Another limitation of the study design was the use of control cases. Two controls—one adult-oriented and one child-oriented—were designed to represent healthy individuals without pathology. These controls enabled the calculation of specificity and predictive values by providing a basis for true negatives and false positives. While GPT-4‐0125-preview occasionally misidentified pathology in the controls, this typically did not affect the true negative counts, as the responses were still negative for the specific condition being assessed. To improve our methodology, future studies could use condition-specific prompts instead of general adult and child controls. The clinical vignette would be paired with a tailored question such as, “Does this clinical vignette describe [condition]?” This approach would likely improve the usefulness and transferability of specificity calculations.

To further quantify the effect of a complex prompt it would be useful to examine how newer and more capable reasoning models (eg, GPT o1, o3-mini, Anthropic Claude) would perform when provided with the same clinical prompts. Although the study did not utilize older models (eg, GPT-3.5) due to its inability to handle large prompts, it would be advantageous to understand whether this model performed at similar level of accuracy to GPT-4‐0125-preview or whether it is necessary for the newer model to be used. More generally, it is important to study the diagnostic capabilities of publicly available generative AI models to understand how their use might impact on patient care.

Furthermore, it would also be beneficial to evaluate the performance of LLMs using complex prompts against existing established diagnostic tools [11], and in other specialties of medicine. A complex prompt can be created to contain other medical reference information. This diagnostic versatility could lead to a more ubiquitous and useful product, such that health care practitioners might only need to use one application in clinical practice.

This study sought to understand how complex prompts influence LLMs diagnostic abilities, but LLMs are capable of much more sophisticated interactions. In future, conversational agents may enhance the diagnostic process such that clinician and LLM may collaborate in real time to better understand the patient in front of them. This could, in theory, be evaluated at scale by deploying AI-powered simulated clinicians to interact with AI-powered diagnostic assistants; however, this could result in obvious potential issues with bias.

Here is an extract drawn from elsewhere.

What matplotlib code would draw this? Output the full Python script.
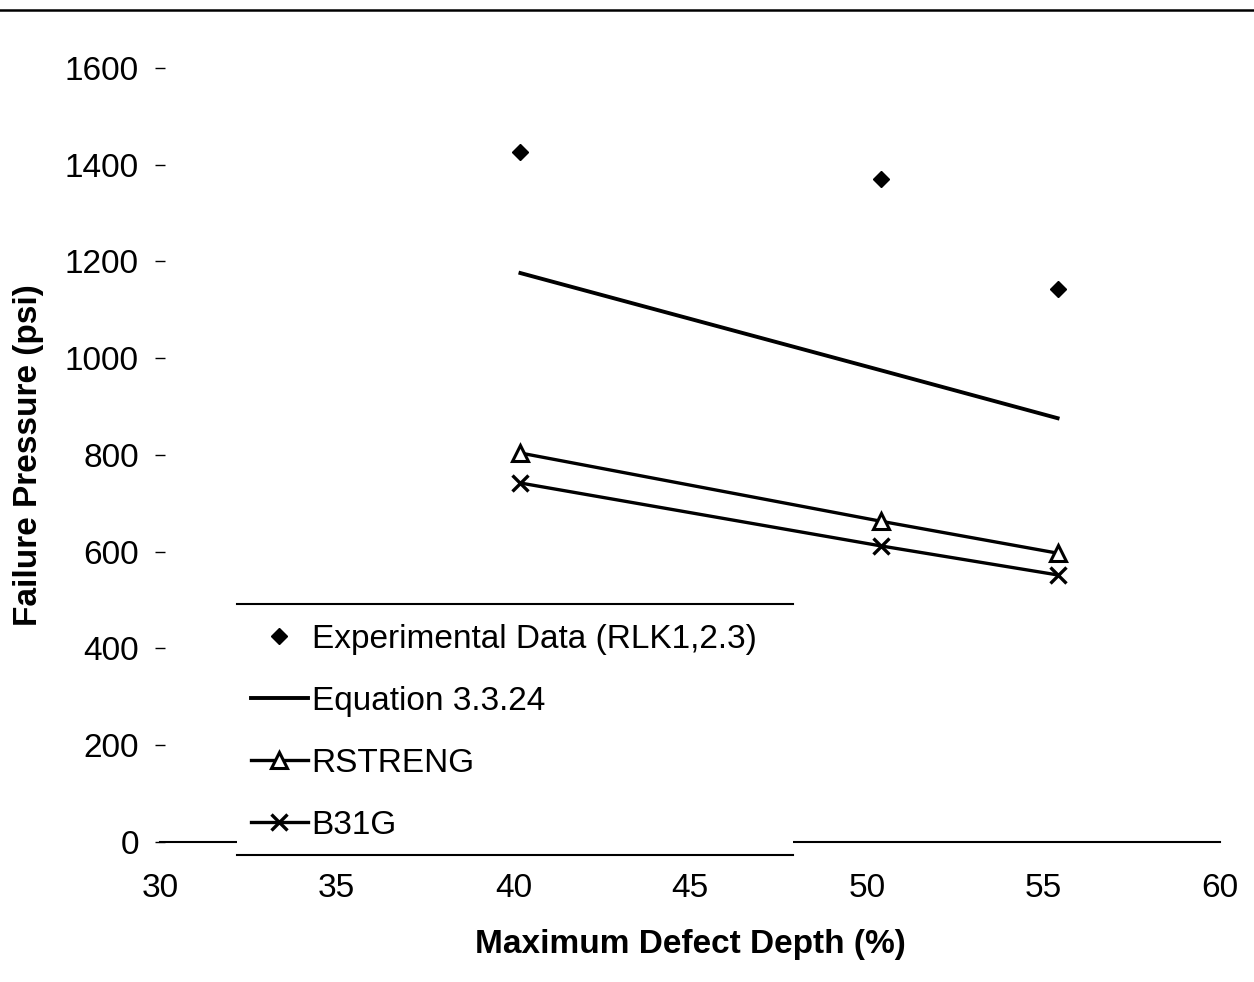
import matplotlib
matplotlib.use("Agg")
import matplotlib.pyplot as plt
from matplotlib.lines import Line2D
from matplotlib.patches import Rectangle

plt.rcParams['font.family'] = ['Liberation Sans', 'DejaVu Sans']

# defect depth (%) for the three specimens
depth = [40.2, 50.4, 55.4]
experimental = [1426, 1370, 1143]
equation = [1176, 975, 876]
rstreng = [804, 663, 597]
b31g = [742, 612, 552]

xticks = [30, 35, 40, 45, 50, 55, 60]
yticks = [0, 200, 400, 600, 800, 1000, 1200, 1400, 1600]

FS = 24

fig = plt.figure(figsize=(12.54, 9.82), dpi=100)
ax = fig.add_axes([0.1276, 0.1426, 0.8454, 0.7882])

ax.plot(depth, experimental, linestyle='none', marker='D', color='black',
        markersize=8, label='Experimental Data (RLK1,2.3)')
ax.plot(depth, equation, color='black', linewidth=2.8, label='Equation 3.3.24')
ax.plot(depth, rstreng, color='black', linewidth=2.4, marker='^', markersize=11,
        markerfacecolor='white', markeredgewidth=2.2, label='RSTRENG')
ax.plot(depth, b31g, color='black', linewidth=2.4, marker='x', markersize=12,
        markeredgewidth=2.4, label='B31G')

ax.set_xlim(30, 60)
ax.set_ylim(0, 1600)
ax.set_xticks(xticks)
ax.set_yticks(yticks)
for s in ['top', 'right', 'left']:
    ax.spines[s].set_visible(False)
ax.spines['bottom'].set_linewidth(1.5)
ax.tick_params(axis='x', length=0, pad=22, labelsize=FS)
ax.tick_params(axis='y', direction='inout', length=6.5, width=1, pad=12, labelsize=FS)

ax.set_xlabel('Maximum Defect Depth (%)', fontsize=FS, fontweight='bold', labelpad=18)
ax.set_ylabel('Failure Pressure (psi)', fontsize=FS, fontweight='bold', labelpad=15)

# legend box: white panel with rules on top and bottom only
x0, x1 = 237 / 1254, 793 / 1254
y0, y1 = 1 - 855 / 982, 1 - 604 / 982
fig.add_artist(Rectangle((x0, y0), x1 - x0, y1 - y0, transform=fig.transFigure,
                         facecolor='white', edgecolor='none', zorder=3))
for yy in (y0, y1):
    fig.add_artist(Line2D([x0, x1], [yy, yy], transform=fig.transFigure,
                          color='black', linewidth=1.5, zorder=4))

handles, labels = ax.get_legend_handles_labels()
leg = fig.legend(handles, labels, loc='upper left', bbox_to_anchor=(251 / 1254, 1 - 624 / 982),
                 frameon=False, fontsize=FS, handlelength=1.7, handletextpad=0.12,
                 labelspacing=0.93, borderaxespad=0, borderpad=0)
leg.set_zorder(5)

# rule across the top of the page
fig.add_artist(Line2D([0, 1], [1 - 10 / 982, 1 - 10 / 982], transform=fig.transFigure,
                      color='black', linewidth=1.8))

fig.savefig('out.png', dpi=100)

This study demonstrates that the diagnostic accuracy of GPT-4‐0125-preview for common ophthalmological conditions can be significantly enhanced through the use of complex prompts. A complex prompt improved sensitivity, specificity, and predictive values for most conditions, outperforming the simple prompt, particularly for LMIC-prevalent conditions. Despite this, limitations such as the diagnostic bias towards globally-prevalent conditions and the challenges associated with certain LMIC-specific pathologies like retinopathy of prematurity highlight the need for further refinement.

Future research should explore the performance of other generative AI models using similar prompt designs and evaluate their utility against established diagnostic tools across various medical specialties. Expanding the use of condition-specific prompts and incorporating real-world demographic data could further enhance the diagnostic applicability of AI in diverse health care settings. By addressing these limitations, AI-powered diagnostic assistants hold the potential to support clinicians, especially in resource-constrained environments, ultimately improving global eye health outcomes.